In the United States today, this position has fallen into disrepute. The Americans with Disabilities Act begins with the premise that disability-based discrimination is impermissible in employment relationships. So information dries up as an employer is forbidden access to sensitive medical information in hiring and insurance decisions. Further proposals are afoot—for example, to make it impermissible to require the release of any sensitive information that employees might have about genetic predispositions to certain conditions, be it Huntington’s disease or breast cancer. That would reverse the classical rule of insurance contracting, which imposed on the insured a duty to disclose any risk or condition that might affect an insurer’s willingness to accept the risk or might affect the premium to be charged.
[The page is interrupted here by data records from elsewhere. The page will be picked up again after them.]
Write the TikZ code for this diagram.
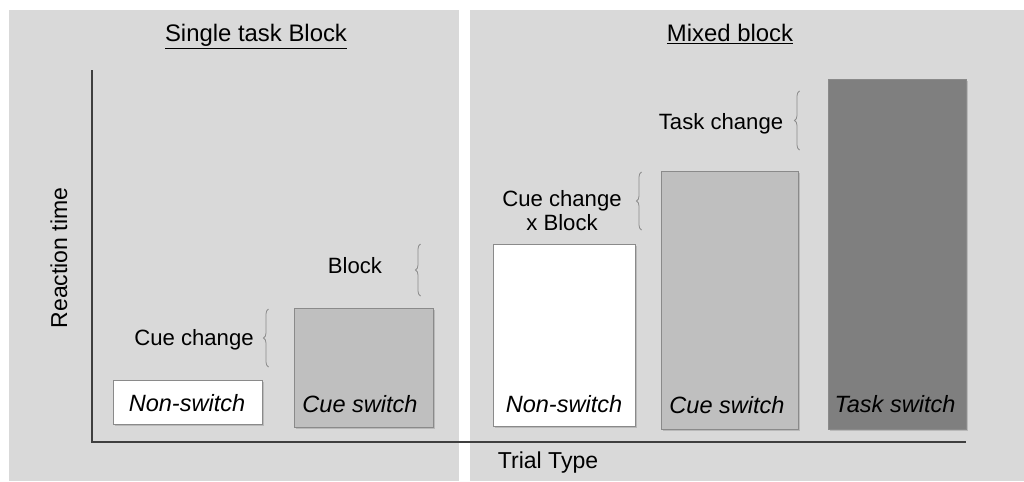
\documentclass[tikz,border=0pt]{standalone}
\usepackage{fontspec}
\setmainfont{Liberation Sans}
\usetikzlibrary{decorations.pathreplacing,shadows}
\definecolor{panelgray}{HTML}{D9D9D9}
\definecolor{barlight}{HTML}{BFBFBF}
\definecolor{bardark}{HTML}{7F7F7F}
\definecolor{barline}{HTML}{8A8A8A}
\definecolor{axisline}{HTML}{3F3F3F}
\definecolor{braceline}{HTML}{8C8C8C}
\tikzset{
  barbox/.style={draw=barline, line width=0.5pt, anchor=north west, inner sep=0pt,
    drop shadow={shadow xshift=0.8pt, shadow yshift=-0.9pt, opacity=0.35}},
  barlabel/.style={font=\fontsize{13.4}{16}\selectfont\itshape, anchor=base, inner sep=0pt},
  bracelabel/.style={font=\fontsize{12.6}{15}\selectfont, anchor=base, inner sep=0pt},
  titlelabel/.style={font=\fontsize{13.6}{16}\selectfont, anchor=base, inner sep=0pt},
  axislabel/.style={font=\fontsize{13.1}{16}\selectfont, inner sep=0pt},
  bracepath/.style={draw=braceline, line width=0.45pt,
    decorate, decoration={brace, amplitude=0.1cm}},
  axispath/.style={draw=axisline, line width=0.6pt}
}
\begin{document}
\begin{tikzpicture}[x=0.02cm, y=-0.02cm]
\useasboundingbox (0,0) rectangle (1024,481);
\fill[white] (0,0) rectangle (1024,481);
\fill[panelgray] (9,10) rectangle (459,481);
\fill[panelgray] (470,10) rectangle (1024,481);

% titles
\node[titlelabel] (t1) at (256,41) {\underline{Single task Block}};
\node[titlelabel] (t2) at (730,41) {\underline{Mixed block}};

% bars left
\node[barbox, fill=white, minimum width=2.98cm, minimum height=0.88cm] (b1) at (113,380) {};
\node[barbox, fill=barlight, minimum width=2.78cm, minimum height=2.38cm] (b2) at (294,308) {};
% bars right
\node[barbox, fill=white, minimum width=2.84cm, minimum height=3.64cm] (b3) at (493,244) {};
\node[barbox, fill=barlight, minimum width=2.74cm, minimum height=5.16cm] (b4) at (661,171) {};
\node[barbox, fill=bardark, minimum width=2.76cm, minimum height=7.00cm] (b5) at (828,79) {};

% bar labels
\node[barlabel] (l1) at (187,411) {Non-switch};
\node[barlabel] (l2) at (360,412) {Cue switch};
\node[barlabel] (l3) at (564,412) {Non-switch};
\node[barlabel] (l4) at (727,413) {Cue switch};
\node[barlabel] (l5) at (895,412) {Task switch};

% axes
\coordinate (ytop) at (92,70);
\coordinate (origin) at (92,442);
\coordinate (xend) at (966,442);
\draw[axispath] (ytop) -- (origin) -- (xend);
\node[axislabel, rotate=90] (ylab) at (59,258) {Reaction time};
\node[axislabel] (xlab) at (548,463) {Trial Type};

% braces
\coordinate (c1a) at (268.5,367); \coordinate (c1b) at (268.5,309);
\coordinate (c2a) at (420.5,296); \coordinate (c2b) at (420.5,244);
\coordinate (c3a) at (799.5,150); \coordinate (c3b) at (799.5,91);
\coordinate (c4a) at (641.5,230); \coordinate (c4b) at (641.5,172);
\draw[bracepath] (c1a) -- (c1b);
\draw[bracepath] (c2a) -- (c2b);
\draw[bracepath] (c3a) -- (c3b);
\draw[bracepath] (c4a) -- (c4b);

\node[bracelabel] (cc) at (194,345) {Cue change};
\node[bracelabel] (bl) at (355,273) {Block};
\node[bracelabel] (tc) at (721,129) {Task change};
\node[bracelabel, align=center, anchor=north] (cb) at (562,190) {Cue change\\[-1pt]x Block};
\end{tikzpicture}
\end{document}
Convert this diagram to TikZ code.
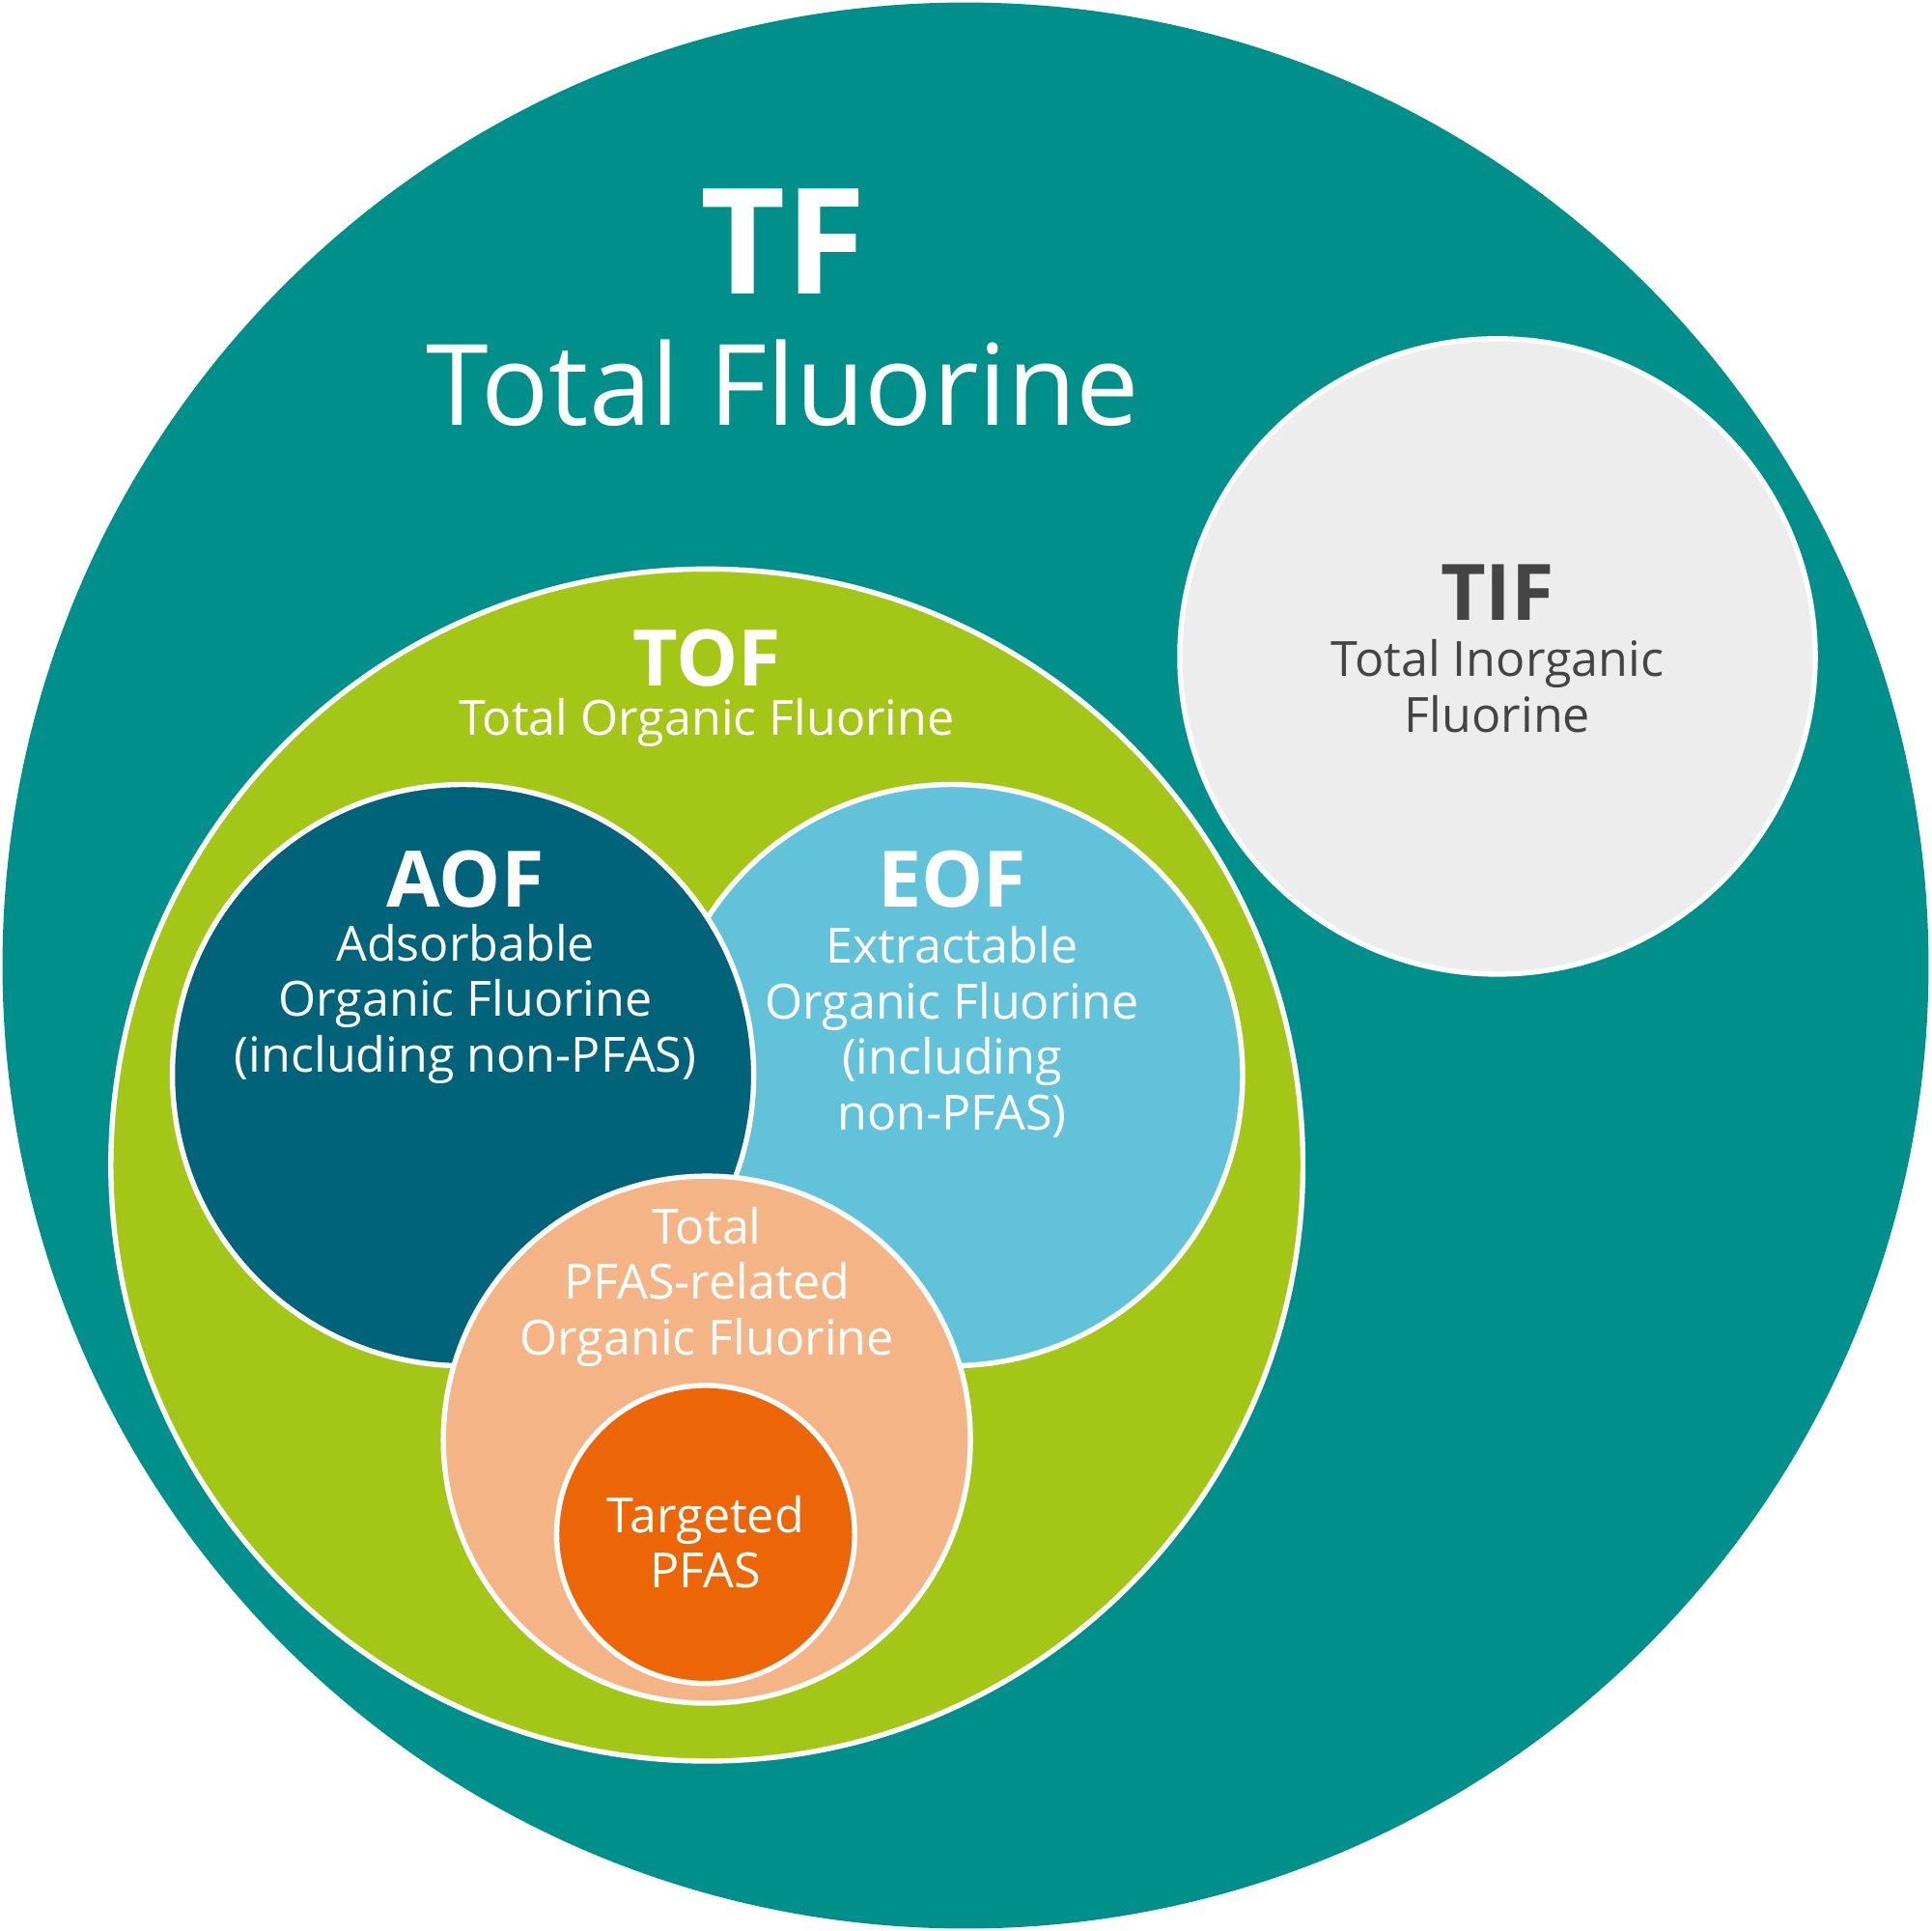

The new rules force employers and low-risk coworkers to subsidize high-risk employees at their own expense. It therefore dulls the incentive to take care of yourself in order to be eligible for insurance. It also spurs firms to tailor coverage in ways that minimize their financial exposure, even if it means abandoning or reducing coverage to other employees.

Conclusion

It seems clear that today’s tension between privacy and full disclosure is here for the duration. In some cases the choices that have to be made will be truly wrenching, and we can ask of our public officials only that they do the best they can in light of the conflicting values at stake. But we would be wrong, I think, to assume that we have reached a point of sad acquiescence in the current situation. The simple truth of the matter is that we get ourselves into deep trouble precisely because we ignore the strong principles of classical liberalism.

We would do a lot better by following a couple of simple rules. In cases involving strangers, courts go wrong when they treat freedom of speech as such a consuming value that it runs roughshod over everything in its way. Speech and property are not mortal enemies but part of the same comprehensive system. Yet, ironically, just as freedom of speech is overvalued, so freedom of contract is too blithely cast aside. In this context, privacy is so exalted that sometimes it cannot be waived at all or, alternatively, it can be waived only in a cumbersome manner on a case-by-case basis. Often the default rules protect privacy when consumers much prefer a regime that allows for full or partial disclosure.

I believe that errors in both directions stem from a single root cause—the failure to appreciate the role of private property and voluntary exchange as the dominant principles in social organization. Novel social challenges are best resolved by following the classical principles of social organization.